Three Oklahoma anglers will be fishing in the Bassmaster Classic next month on Grand Lake: Edwin Evers of Talala, Tommy Biffle of Wagoner and Jason Christie of Park Hill. But contrary to popular belief, that doesn't necessarily give them a home field advantage.
Only one angler has ever won a Bassmaster Classic in his backyard. Boyd Duckett of Demopolis, Ala., won the 2007 Bassmaster Classic on Alabama's Lay Lake.
Duckett said a home-state advantage in the Bassmaster Classic can come into play, but not in the way that some people might imagine. For the most part, there is no advantage because pro anglers are better than ever at picking apart an unfamiliar fishery, he said.
Also, the Bassmaster Classic is such an important tournament that qualifiers devote weeks to practice and study.
“Classic waters have become like everyone's home lake,” Duckett said.
Duckett had an advantage in 2007 on his home lake because the weather changed during the tournament.
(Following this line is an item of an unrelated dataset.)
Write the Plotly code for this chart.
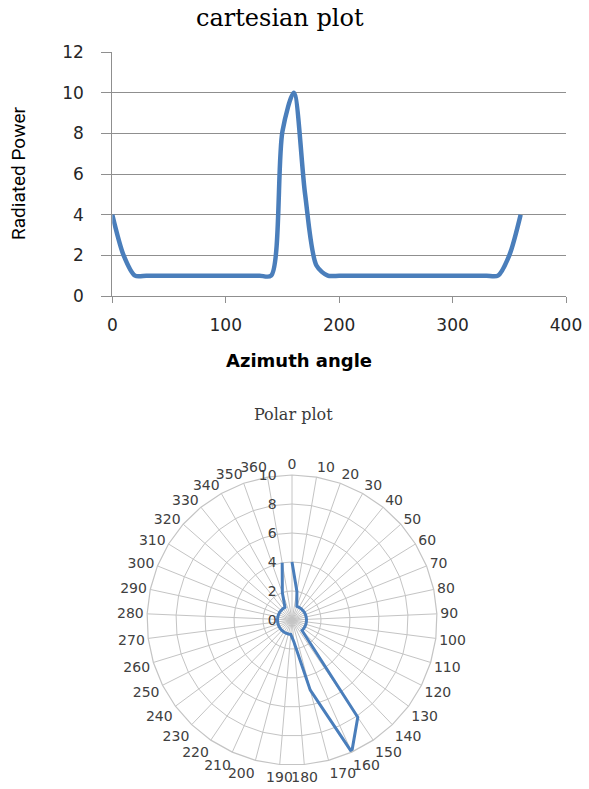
import plotly.graph_objects as go

# ---- data ----
azimuth = [0, 10, 20, 30, 40, 50, 60, 70, 80, 90, 100, 110, 120, 130, 140, 150, 160, 170, 180,
           190, 200, 210, 220, 230, 240, 250, 260, 270, 280, 290, 300, 310, 320, 330, 340, 350, 360]
power = [4, 2, 1, 1, 1, 1, 1, 1, 1, 1, 1, 1, 1, 1, 1, 8.1, 10, 5, 1.5,
         1, 1, 1, 1, 1, 1, 1, 1, 1, 1, 1, 1, 1, 1, 1, 1, 2, 4]
angle_labels = [str(a) for a in azimuth]
x_ticks = [0, 100, 200, 300, 400]
y_ticks = [0, 2, 4, 6, 8, 10, 12]
r_ticks = [0, 2, 4, 6, 8, 10]

W, H = 589, 789
BLUE = "#4A7EBB"
GRID = "#8f8f8f"
PGRID = "#c4c4c4"
TXT = "#262626"

def px_x(p):
    return p / W

def px_y(p):
    return 1 - p / H

PCX, PCY, PR = 292, 620, 145

fig = go.Figure()

fig.add_trace(go.Scatter(
    x=azimuth, y=power, mode="lines",
    line=dict(color=BLUE, width=4.5, shape="spline", smoothing=0.8),
    xaxis="x", yaxis="y", showlegend=False, hoverinfo="x+y"))

fig.add_trace(go.Scatterpolar(
    theta=angle_labels, r=power, mode="lines",
    line=dict(color=BLUE, width=3),
    subplot="polar", showlegend=False))

tick_font = dict(family="DejaVu Sans, Verdana, sans-serif", size=17, color=TXT)
pfont = dict(family="DejaVu Sans, sans-serif", size=14, color="#404040")

fig.update_layout(
    template="none",
    width=W, height=H,
    margin=dict(l=0, r=0, t=0, b=0, pad=0, autoexpand=False),
    paper_bgcolor="white", plot_bgcolor="white",
    xaxis=dict(
        domain=[px_x(112.3), px_x(566)], anchor="y", automargin=False,
        range=[0, 400], tickvals=x_ticks, ticks="outside", ticklen=6,
        tickcolor=GRID, showline=True, linecolor=GRID, linewidth=1,
        showgrid=False, zeroline=False, tickfont=tick_font,
        ticklabelstandoff=8),
    yaxis=dict(
        domain=[px_y(296), px_y(52)], anchor="x", automargin=False,
        range=[0, 12], tickvals=y_ticks, ticks="outside", ticklen=10,
        tickcolor=GRID, showline=True, linecolor=GRID, linewidth=1,
        showgrid=True, gridcolor=GRID, gridwidth=1, zeroline=False,
        tickfont=tick_font, ticklabelstandoff=14),
    polar=dict(
        domain=dict(x=[px_x(PCX - PR), px_x(PCX + PR)],
                    y=[px_y(PCY + PR), px_y(PCY - PR)]),
        bgcolor="white",
        gridshape="linear",
        angularaxis=dict(
            type="category", categoryarray=angle_labels, rotation=90,
            direction="clockwise", showline=True, linecolor=PGRID, linewidth=1.2,
            showgrid=True, gridcolor=PGRID, gridwidth=1, ticks="",
            tickfont=pfont),
        radialaxis=dict(
            range=[0, 10], tickvals=r_ticks, angle=90, side="counterclockwise",
            showline=False, showgrid=True, gridcolor=PGRID, gridwidth=1,
            ticks="outside", ticklen=10, tickcolor="rgba(0,0,0,0)",
            tickangle=90, tickfont=pfont)),
    annotations=[
        dict(text="cartesian plot", x=px_x(280), y=px_y(18), xref="paper", yref="paper",
             showarrow=False, xanchor="center", yanchor="middle",
             font=dict(family="DejaVu Serif, Liberation Serif, serif", size=24, color="#000000")),
        dict(text="Radiated Power", x=px_x(18), y=px_y(174), xref="paper", yref="paper",
             showarrow=False, xanchor="center", yanchor="middle", textangle=-90,
             font=dict(family="Liberation Sans Narrow, Arial Narrow, Roboto, sans-serif",
                       size=19, color="#000000")),
        dict(text="<b>Azimuth angle</b>", x=px_x(299), y=px_y(360), xref="paper", yref="paper",
             showarrow=False, xanchor="center", yanchor="middle",
             font=dict(family="DejaVu Sans, Verdana, sans-serif", size=18, color="#000000")),
        dict(text="Polar plot", x=px_x(293), y=px_y(414), xref="paper", yref="paper",
             showarrow=False, xanchor="center", yanchor="middle",
             font=dict(family="DejaVu Serif, Liberation Serif, serif", size=16, color="#3a3a3a")),
    ],
)

fig.write_html("out.html")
He knew the lake well enough to know where the bass moved when the water warmed up quickly.
Such an overnight change is about the only factor that will give a local angler an advantage in the Bassmaster Classic, Duckett said.
“A home-lake angler can make good, on-the-fly decisions when conditions change rapidly,” he said.
Of the three Oklahomans who qualified for the 2013 Bassmaster Classic, Christie is the most familiar with Grand Lake. He grew up fishing Grand Lake and by his estimation has won 15 or 20 bass tournaments there over the past 15 years.